C'est par des motifs pertinents que la cour adopte que l'ordonnance entreprise retient que les pièces produites aux débats par la société Citec Environnement ne permettent pas de déterminer la date à laquelle le bac à déchets litigieux a été mis en circulation effective au sens de l'article 1386-16 du Code civil et qu'elle ne rapporte pas la preuve que l'intimé a engagé son action sur le fondement des dispositions précitées plus de dix ans après la mise en circulation du produit litigieux.

Dans ces conditions, il n'est pas possible à la cour statuant en référé de dire, sans trancher le fond, que l'action que Monsieur Yves Descamps pourrait engager au fond serait vouée à l'échec.

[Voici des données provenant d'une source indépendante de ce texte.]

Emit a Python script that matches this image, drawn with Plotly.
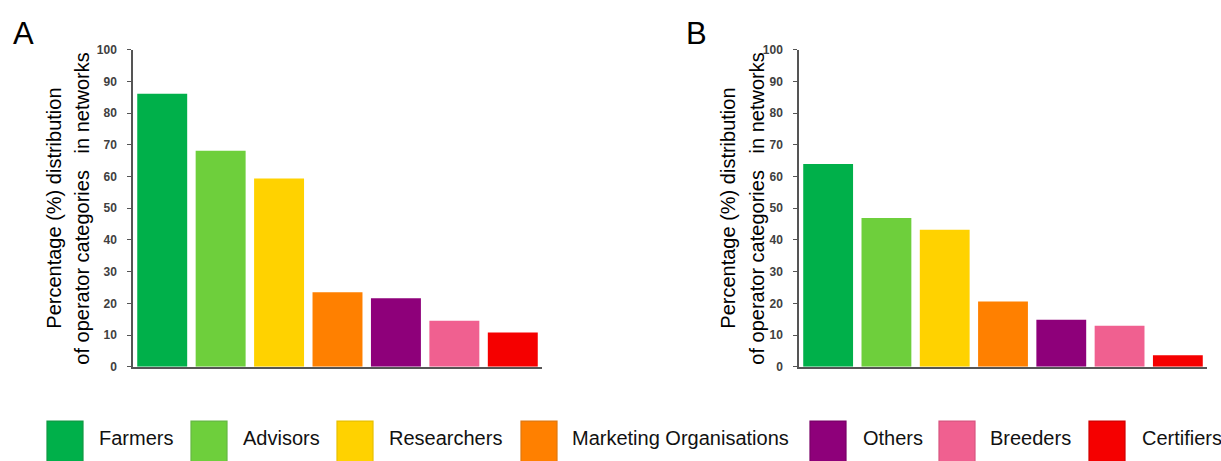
import plotly.graph_objects as go

categories = ["Farmers", "Advisors", "Researchers", "Marketing Organisations",
              "Others", "Breeders", "Certifiers"]
values_a = [86.1, 68.1, 59.4, 23.5, 21.6, 14.5, 10.8]
values_b = [63.9, 46.9, 43.2, 20.6, 14.8, 12.9, 3.6]
y_ticks = [0, 10, 20, 30, 40, 50, 60, 70, 80, 90, 100]
panel_labels = ["A", "B"]
y_title_line1 = "Percentage (%) distribution"
y_title_line2 = "of operator categories\u00a0\u00a0\u00a0in networks"

colors = ["#00B04A", "#6ECF3C", "#FFD200", "#FF8000", "#8E007A", "#F06090", "#F50000"]
edge_colors = ["#119944", "#66B844", "#E8C000", "#E07810", "#7A0068", "#D85580", "#D00000"]

W, H = 1221, 461


def px_x(v):
    return v / W


def px_y(v):
    return 1 - v / H


fig = go.Figure()
fig.add_trace(go.Bar(x=categories, y=values_a, marker=dict(color=colors, line=dict(width=0)),
                     xaxis="x", yaxis="y", showlegend=False, hoverinfo="skip"))
fig.add_trace(go.Bar(x=categories, y=values_b, marker=dict(color=colors, line=dict(width=0)),
                     xaxis="x2", yaxis="y2", showlegend=False, hoverinfo="skip"))

axis_line = "#555555"
tick_font = dict(family="Liberation Sans", size=12, color="#404040", weight="bold")

xcommon = dict(type="category", range=[-0.5, 6.5], showline=True, linecolor=axis_line,
               linewidth=1.5, showticklabels=False, ticks="", showgrid=False, zeroline=False,
               fixedrange=True)
ycommon = dict(range=[0, 100], tickvals=y_ticks, showline=True, linecolor=axis_line,
               linewidth=1.5, ticks="outside", ticklen=4, tickcolor=axis_line, tickwidth=1,
               showgrid=False, zeroline=False, tickfont=tick_font, ticklabelstandoff=8,
               fixedrange=True)

ydom = [px_y(371), px_y(44)]
fig.update_layout(
    autosize=True,
    margin=dict(l=0, r=0, t=0, b=0),
    paper_bgcolor="white", plot_bgcolor="white",
    bargap=0.145,
    xaxis=dict(domain=[px_x(133), px_x(542)], anchor="y", **xcommon),
    yaxis=dict(domain=ydom, anchor="x", **ycommon),
    xaxis2=dict(domain=[px_x(799), px_x(1207)], anchor="y2", **xcommon),
    yaxis2=dict(domain=ydom, anchor="x2", **ycommon),
    font=dict(family="Liberation Sans"),
)

annotations = []
# panel letters
for lab, lx in zip(panel_labels, [23, 696]):
    annotations.append(dict(text=lab, x=px_x(lx), y=px_y(27), xref="paper", yref="paper",
                            xanchor="center", yanchor="middle", showarrow=False,
                            font=dict(family="Liberation Sans", size=31, color="black")))
# y titles
for l1x, l2x in [(54, 82), (728, 757)]:
    for txt, xx in [(y_title_line1, l1x), (y_title_line2, l2x)]:
        annotations.append(dict(text=txt, x=px_x(xx), y=px_y(208), xref="paper", yref="paper",
                                xanchor="center", yanchor="middle", textangle=-90,
                                showarrow=False,
                                font=dict(family="Liberation Sans", size=20, color="black")))

# legend (boxes + labels)
legend_box_x = [47, 191, 337, 521, 810, 939, 1089]
legend_text_x = [97, 241, 387, 570, 861, 988, 1140]
shapes = []
for i, cat in enumerate(categories):
    bx = legend_box_x[i]
    shapes.append(dict(type="rect", xref="paper", yref="paper",
                       x0=px_x(bx), x1=px_x(bx + 36), y0=px_y(475), y1=px_y(427),
                       fillcolor=colors[i], line=dict(color=edge_colors[i], width=1.2)))
    annotations.append(dict(text=cat, x=px_x(legend_text_x[i]), y=px_y(445), xref="paper",
                            yref="paper", xanchor="left", yanchor="middle", showarrow=False,
                            font=dict(family="Liberation Sans", size=20, color="#111111")))

fig.update_layout(annotations=annotations, shapes=shapes)
fig.write_html(
    "out.html",
    default_width="100vw",
    default_height="100vh",
    config={"displayModeBar": False, "responsive": True},
    post_script="document.body.style.margin='0';document.body.style.overflow='hidden';"
                "document.documentElement.style.overflow='hidden';",
)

En tout état de cause, il convient de préciser que l'expertise ordonnée dans le strict respect du principe de la contradiction ne saurait en aucun cas faire grief à la société Citec Environnement à laquelle il sera loisible d'assister aux opérations d'expertise et de déposer tout dire qu'elle estimera utile.

Il s'ensuit que l'ordonnance entreprise sera confirmée en toutes ses dispositions.

La société Citec Environnement sera déboutée de sa demande présentée en application des dispositions de l'article 700 du Code de procédure civile.

Il serait inéquitable de laisser à la charge de Monsieur Yves Descamps la totalité des frais engagés par lui et non compris dans les dépens. La société Citec Environnement sera condamnée à verser à Monsieur Yves Descamps 1 200 euro en application des dispositions de l'article 700 du Code de procédure civile.

La société Citec Environnement sera condamnée aux dépens d'appel.

Par ces motifs : LA COUR, statuant par arrêt contradictoire, publiquement, et en dernier ressort, Confirme l'ordonnance de référé du président du Tribunal de grande instance de Dijon rendue le 14 septembre 2010 en toutes ses dispositions, Y ajoutant, Déboute la société Citec Environnement de sa demande présentée en application des dispositions de l'article 700 du Code de procédure civile. Condamne la société Citec Environnement à verser à Monsieur Yves Descamps 1 200 euro en application des dispositions de l'article 700 du Code de procédure civile. Condamne la société Citec Environnement aux dépens d'appel.